- Promotional poster
- Directed by: Zhang Yuan
- Written by: Ning Dai Zhang Yuan Wang Shuo (novel)
- Produced by: Li Bo Wen Allen Chan Zhang Yuan Marco Mueller Wang Shuo
- Starring: Dong Bo Wen Zhao Rui Li Xiao Feng Chen Li
- Cinematography: Yang Tao
- Edited by: Jacopo Quadri
- Music by: Carlo Crivelli
- Distributed by: Fortissimo Films
- Release date: February 15, 2006 (Berlin);
- Running time: 91 minutes
- Country: China
- Language: Mandarin

= Little Red Flowers =

Little Red Flowers (看上去很美 (kànshangqu hěn měi)) is a 2006 Chinese film directed by Zhang Yuan. The film was a co-production between China's Beijing Century Good-Tidings Cultural Development Company LTD and Italy's Downtown Pictures. The Dutch company, Fortissimo Films handled worldwide sales.

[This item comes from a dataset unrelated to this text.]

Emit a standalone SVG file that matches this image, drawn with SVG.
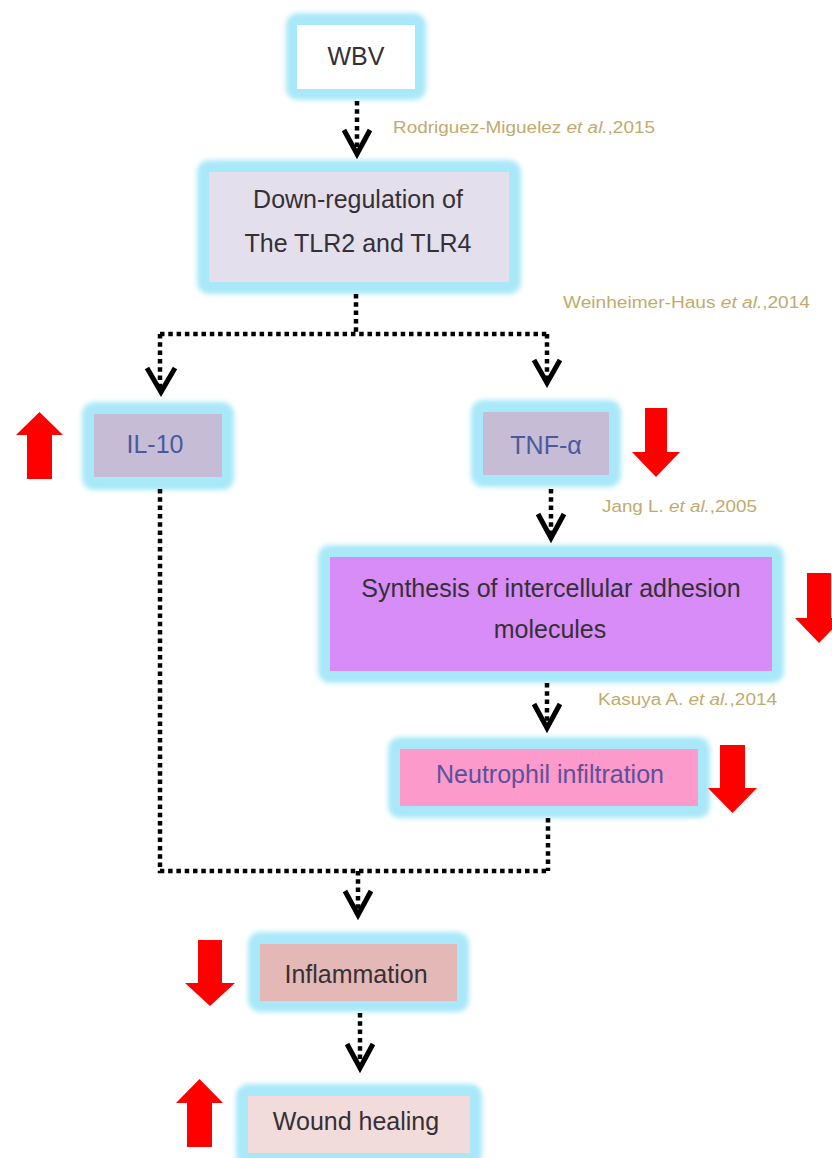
<svg xmlns="http://www.w3.org/2000/svg" width="832" height="1158" viewBox="0 0 832 1158">
  <defs>
    <filter id="soft" x="-20%" y="-20%" width="140%" height="140%">
      <feGaussianBlur stdDeviation="2.5"/>
    </filter>
    <filter id="edge" x="-10%" y="-10%" width="120%" height="120%">
      <feGaussianBlur stdDeviation="0.6"/>
    </filter>
    <style>
      .glow { fill: #a8e8f8; filter: url(#soft); }
      .lbl { font-family: "Liberation Sans", Arial, sans-serif; font-size: 25px; fill: #353035; text-anchor: middle; }
      .blue { fill: #4a5a9c; }
      .violet { fill: #5e5098; }
      .cite { font-family: "Liberation Sans", Arial, sans-serif; font-size: 16px; fill: #c2aa6e; }
      .it { font-style: italic; }
      .dot { fill: none; stroke: #000; stroke-width: 4.5; stroke-dasharray: 4.5 3.8; }
      .head { fill: none; stroke: #000; stroke-width: 5; stroke-linejoin: miter; }
      .red { fill: #ff0000; filter: url(#edge); }
    </style>
  </defs>

  <!-- nodes -->
  <g id="wbv">
    <rect class="glow" x="286" y="13" width="140" height="87" rx="12"/>
    <rect x="297" y="25" width="118" height="64" fill="#ffffff"/>
    <text class="lbl" x="356" y="65">WBV</text>
  </g>

  <g id="downregulation">
    <rect class="glow" x="197" y="160" width="324" height="134" rx="12"/>
    <rect x="209" y="172" width="300" height="110" fill="#e4dfec"/>
    <text class="lbl" x="358" y="208">Down-regulation of</text>
    <text class="lbl" x="358" y="252">The TLR2 and TLR4</text>
  </g>

  <g id="il10">
    <rect class="glow" x="82" y="402" width="152" height="88" rx="12"/>
    <rect x="94" y="414" width="128" height="63" fill="#c6bcd6"/>
    <text class="lbl blue" x="155" y="453">IL-10</text>
  </g>

  <g id="tnf">
    <rect class="glow" x="471" y="400" width="150" height="87" rx="12"/>
    <rect x="483" y="412" width="126" height="63" fill="#c6bcd6"/>
    <text class="lbl blue" x="546" y="454">TNF-α</text>
  </g>

  <g id="adhesion">
    <rect class="glow" x="318" y="545" width="466" height="138" rx="12"/>
    <rect x="330" y="557" width="442" height="114" fill="#d88cf8"/>
    <text class="lbl" x="551" y="597">Synthesis of intercellular adhesion</text>
    <text class="lbl" x="550" y="638">molecules</text>
  </g>

  <g id="neutrophil">
    <rect class="glow" x="388" y="737" width="322" height="81" rx="12"/>
    <rect x="400" y="749" width="298" height="57" fill="#fb9acb"/>
    <text class="lbl violet" x="550" y="783">Neutrophil infiltration</text>
  </g>

  <g id="inflammation">
    <rect class="glow" x="248" y="932" width="221" height="80" rx="12"/>
    <rect x="260" y="944" width="197" height="57" fill="#e5b8b8"/>
    <text class="lbl" x="356" y="983">Inflammation</text>
  </g>

  <g id="wound">
    <rect class="glow" x="236" y="1084" width="246" height="82" rx="12"/>
    <rect x="248" y="1096" width="222" height="57" fill="#f2dcdb"/>
    <text class="lbl" x="356" y="1130">Wound healing</text>
  </g>

  <!-- connectors -->
  <g id="connectors">
    <path class="dot" d="M357,101 V152"/>
    <path class="head" d="M344,130 L357,154 L370,130"/>

    <path class="dot" d="M356,294 V334 M160,334 H547 M160,334 V390 M547,334 V382"/>
    <path class="head" d="M147,368 L161,392 L175,368"/>
    <path class="head" d="M534,360 L547,383 L560,360"/>

    <path class="dot" d="M551,489 V536"/>
    <path class="head" d="M538,514 L551,538 L564,514"/>

    <path class="dot" d="M547,683 V726"/>
    <path class="head" d="M534,704 L547,728 L560,704"/>

    <path class="dot" d="M160,489 V871 H548 M548,818 V871 M358,871 V913"/>
    <path class="head" d="M345,891 L358,915 L371,891"/>

    <path class="dot" d="M360,1013 V1066"/>
    <path class="head" d="M347,1044 L360,1068 L373,1044"/>
  </g>

  <!-- change indicators -->
  <g id="indicators">
    <path class="red" d="M27,479 V435 H16 L39.5,412 L63,435 H52 V479 Z"/>
    <path class="red" d="M645,408 V452 H632 L656,477 L680,452 H667 V408 Z"/>
    <path class="red" d="M807,573 V618 H795 L819,643 L843,618 H831 V573 Z"/>
    <path class="red" d="M720,745 V788 H708 L732.5,813 L757,788 H745 V745 Z"/>
    <path class="red" d="M198,940 V983 H185 L210,1006 L235,983 H222 V940 Z"/>
    <path class="red" d="M187,1147 V1103 H176 L199.5,1079 L223,1103 H212 V1147 Z"/>
  </g>

  <!-- references -->
  <g id="citations">
    <text class="cite" x="393" y="133" textLength="262" lengthAdjust="spacingAndGlyphs">Rodriguez-Miguelez <tspan class="it">et al.</tspan>,2015</text>
    <text class="cite" x="563" y="308" textLength="247" lengthAdjust="spacingAndGlyphs">Weinheimer-Haus <tspan class="it">et al.</tspan>,2014</text>
    <text class="cite" x="602" y="512" textLength="155" lengthAdjust="spacingAndGlyphs">Jang L. <tspan class="it">et al.</tspan>,2005</text>
    <text class="cite" x="598" y="705" textLength="179" lengthAdjust="spacingAndGlyphs">Kasuya A. <tspan class="it">et al.</tspan>,2014</text>
  </g>
</svg>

The film, based on author Wang Shuo's semi-autobiographical novel, Could Be Beautiful, follows a young four-year-old boy, Fang Qiang Qiang, at a kindergarten boarding school. Deposited into a world that demands conformity (rewarded by the titular little red flowers), Qiang suffers for his bullying.

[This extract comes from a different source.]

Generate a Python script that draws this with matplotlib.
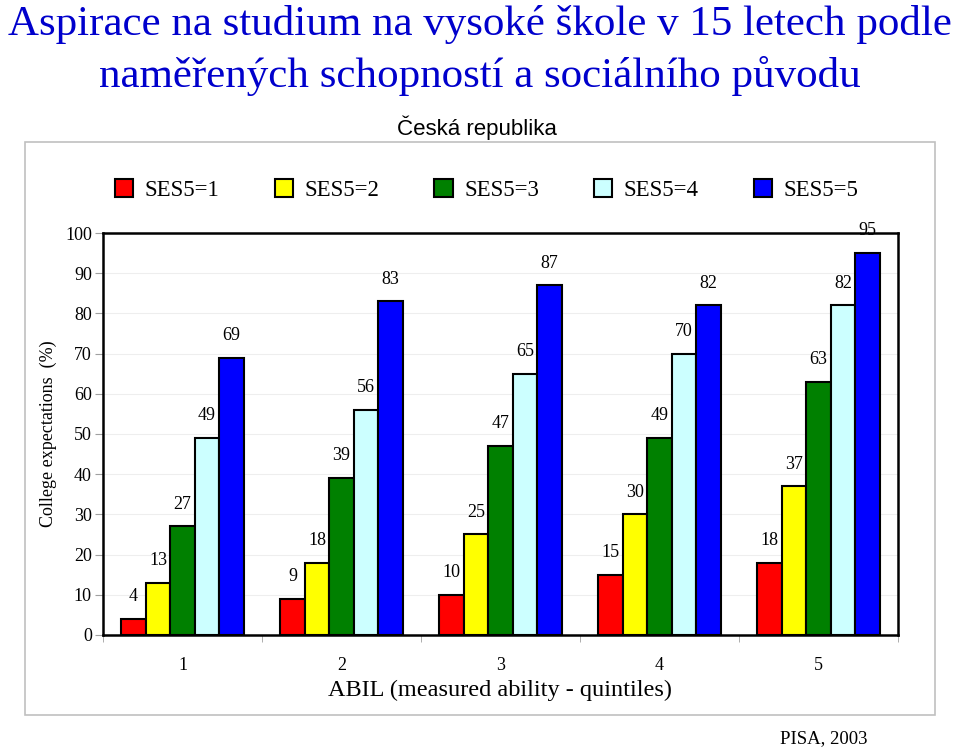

The film is Zhang's second adaptation of a novel by Wang, after 2003's I Love You.

==Cast==
- Dong Bo Wen - Fang Qiang Qiang, the four-year-old protagonist of the film
- Zhao Rui - Miss Li, head teacher and disciplinarian
- Li Xiao Feng - Miss Tang, a younger, more kindly teacher
- Chen Li - Principal Kong

==Reception==
Little Red Flowers has premiered at several international film festivals. It premiered at the 2006 Berlin International Film Festival on February 15, 2006, as part of the Panorama series. In Berlin, it won the C.I.C.A.E. Award. The film also premiered at other major festivals including Sundance (as part of the World Cinema competition), and Cannes where it was in-competition.